Task prompt: Work out the number of lines containing "this". Answer with nothing but that number.

>> Begin Input

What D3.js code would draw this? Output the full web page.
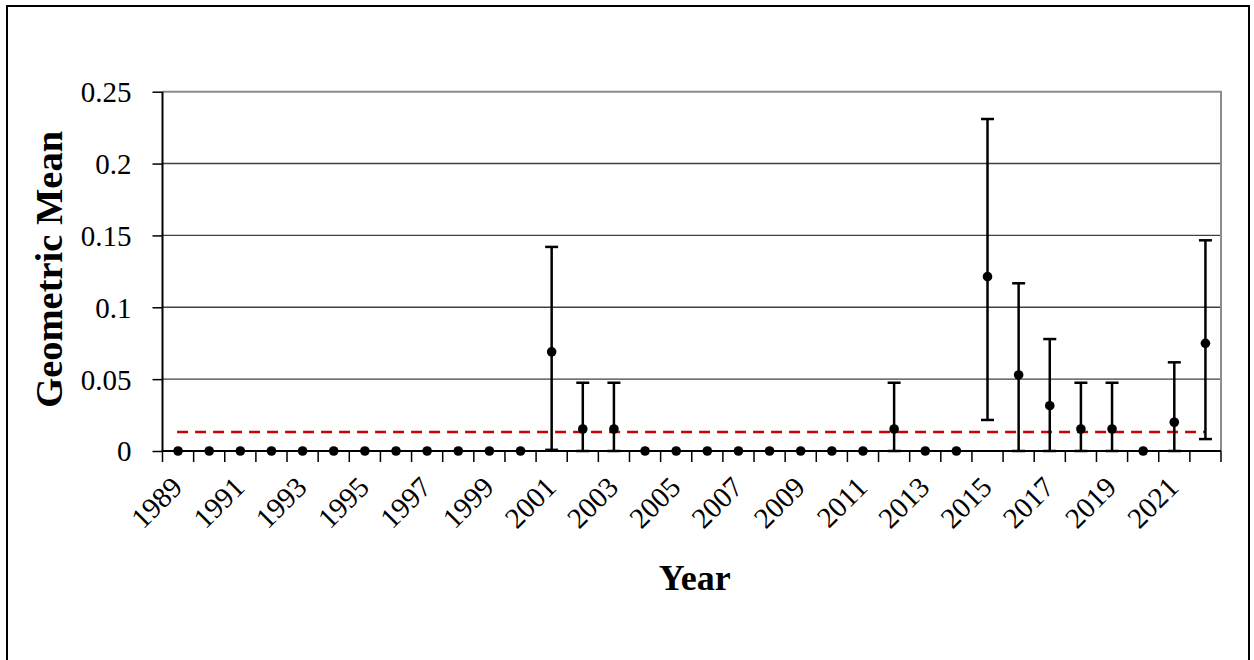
<!DOCTYPE html>
<html>
<head>
<meta charset="utf-8">
<script src="https://cdn.jsdelivr.net/npm/d3@7"></script>
<style>
  html, body { margin: 0; padding: 0; background: #fff; }
  svg { display: block; }
  text { font-family: "Liberation Serif", "Times New Roman", serif; fill: #000; }
</style>
</head>
<body>
<svg id="chart" width="1254" height="660"></svg>
<script>
// ---- data ----
const years = [1989,1990,1991,1992,1993,1994,1995,1996,1997,1998,1999,2000,
               2001,2002,2003,2004,2005,2006,2007,2008,2009,2010,2011,2012,
               2013,2014,2015,2016,2017,2018,2019,2020,2021,2022];
const geoMean = [0,0,0,0,0,0,0,0,0,0,0,0,
                 0.069,0.0153,0.0153,0,0,0,0,0,0,0,0,0.0153,
                 0,0,0.1213,0.0529,0.0315,0.0153,0.0153,0,0.020,0.0749];
const upperCI = [null,null,null,null,null,null,null,null,null,null,null,null,
                 0.142,0.0475,0.0475,null,null,null,null,null,null,null,null,0.0475,
                 null,null,0.231,0.1167,0.0779,0.0475,0.0475,null,0.0617,0.1466];
const lowerCI = [null,null,null,null,null,null,null,null,null,null,null,null,
                 0.0008,0,0,null,null,null,null,null,null,null,null,0,
                 null,null,0.0216,0,0,0,0,null,0,0.0083];
const threshold = 0.0132;
const yTicks = [0, 0.05, 0.1, 0.15, 0.2, 0.25];
const yTickLabels = ["0", "0.05", "0.1", "0.15", "0.2", "0.25"];
const xLabelYears = [1989,1991,1993,1995,1997,1999,2001,2003,2005,2007,2009,2011,2013,2015,2017,2019,2021];

// ---- layout ----
const svg = d3.select("#chart");
const L = 162.5, R = 1221, T = 91.7, B = 451;

const x = d3.scaleBand().domain(years).range([L, R]).padding(0);
const y = d3.scaleLinear().domain([0, 0.25]).range([B, T]);
const cx = d => x(d) + x.bandwidth() / 2;

// outer frame
svg.append("path")
  .attr("d", "M7,666 V6 H1249 V666")
  .attr("fill", "none").attr("stroke", "#000").attr("stroke-width", 2);

// gridlines
svg.append("g").selectAll("line")
  .data(yTicks.filter(v => v > 0 && v < 0.25))
  .join("line")
  .attr("x1", L).attr("x2", R)
  .attr("y1", d => y(d)).attr("y2", d => y(d))
  .attr("stroke", "#404040").attr("stroke-width", 1.4);

// plot border top & right (grey)
svg.append("path")
  .attr("d", `M${L},${y(0.25)} H${R} V${B}`)
  .attr("fill", "none").attr("stroke", "#8c8c8c").attr("stroke-width", 2);

// y axis
const yAxis = d3.axisLeft(y)
  .tickValues(yTicks)
  .tickFormat((d, i) => yTickLabels[i])
  .tickSize(10).tickPadding(21);
const gy = svg.append("g").attr("transform", `translate(${L},0)`).call(yAxis);
gy.attr("font-family", null).attr("font-size", null);
gy.select(".domain").attr("stroke", "#000").attr("stroke-width", 2)
  .attr("d", `M0,${T}V${B}`);
gy.selectAll(".tick line").attr("stroke", "#000").attr("stroke-width", 1.5);
gy.selectAll(".tick text")
  .style("font-family", "'Liberation Serif', serif")
  .style("font-size", "29px").attr("fill", "#000").attr("dy", "0.34em");

// x axis line
svg.append("line")
  .attr("x1", L).attr("x2", R).attr("y1", B).attr("y2", B)
  .attr("stroke", "#000").attr("stroke-width", 2);

// x ticks at category boundaries
const boundaries = years.map(d => x(d)).concat([x.range()[1]]);
svg.append("g").selectAll("line")
  .data(boundaries)
  .join("line")
  .attr("x1", d => d).attr("x2", d => d)
  .attr("y1", B).attr("y2", B + 11)
  .attr("stroke", "#000").attr("stroke-width", 1.5);

// x tick labels (rotated)
svg.append("g").selectAll("text")
  .data(xLabelYears)
  .join("text")
  .attr("transform", d => `translate(${cx(d) + 6},${B + 38}) rotate(-45)`)
  .attr("text-anchor", "end")
  .style("font-size", "29px")
  .text(d => d);

// axis titles
svg.append("text")
  .attr("x", (L + R) / 2 + 3).attr("y", 590)
  .attr("text-anchor", "middle")
  .style("font-size", "36px").style("font-weight", "bold")
  .text("Year");

svg.append("text")
  .attr("transform", `translate(62,${(T + B) / 2 - 2}) rotate(-90)`)
  .attr("text-anchor", "middle")
  .style("font-size", "38.5px").style("font-weight", "bold")
  .text("Geometric Mean");

// threshold dashed line
svg.append("line")
  .attr("x1", cx(years[0]) - 1).attr("x2", cx(years[years.length - 1]))
  .attr("y1", y(threshold)).attr("y2", y(threshold))
  .attr("stroke", "#cc0000").attr("stroke-width", 2.6)
  .attr("stroke-dasharray", "11,7");

// error bars
const eb = years.map((d, i) => ({ year: d, lo: lowerCI[i], hi: upperCI[i] }))
  .filter(d => d.hi !== null);
const cap = 6.5;
const gE = svg.append("g").attr("stroke", "#000").attr("stroke-width", 2.5);
gE.selectAll("line.v").data(eb).join("line").attr("class", "v")
  .attr("x1", d => cx(d.year)).attr("x2", d => cx(d.year))
  .attr("y1", d => y(d.lo)).attr("y2", d => y(d.hi));
gE.selectAll("line.hc").data(eb).join("line").attr("class", "hc")
  .attr("x1", d => cx(d.year) - cap).attr("x2", d => cx(d.year) + cap)
  .attr("y1", d => y(d.hi)).attr("y2", d => y(d.hi));
gE.selectAll("line.lc").data(eb).join("line").attr("class", "lc")
  .attr("x1", d => cx(d.year) - cap).attr("x2", d => cx(d.year) + cap)
  .attr("y1", d => y(d.lo)).attr("y2", d => y(d.lo));

// points
svg.append("g").selectAll("circle")
  .data(years.map((d, i) => ({ year: d, v: geoMean[i] })))
  .join("circle")
  .attr("cx", d => cx(d.year)).attr("cy", d => y(d.v))
  .attr("r", 4.8).attr("fill", "#000");
</script>
</body>
</html>
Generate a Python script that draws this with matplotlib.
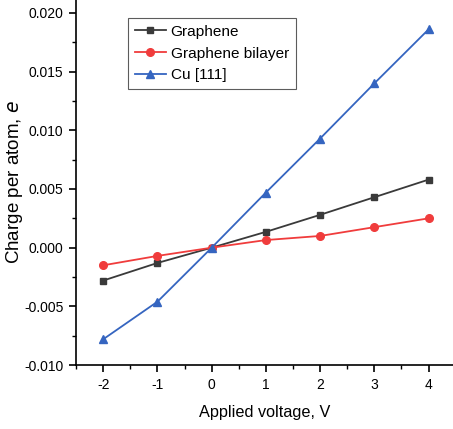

>> End Input

Correct output: 2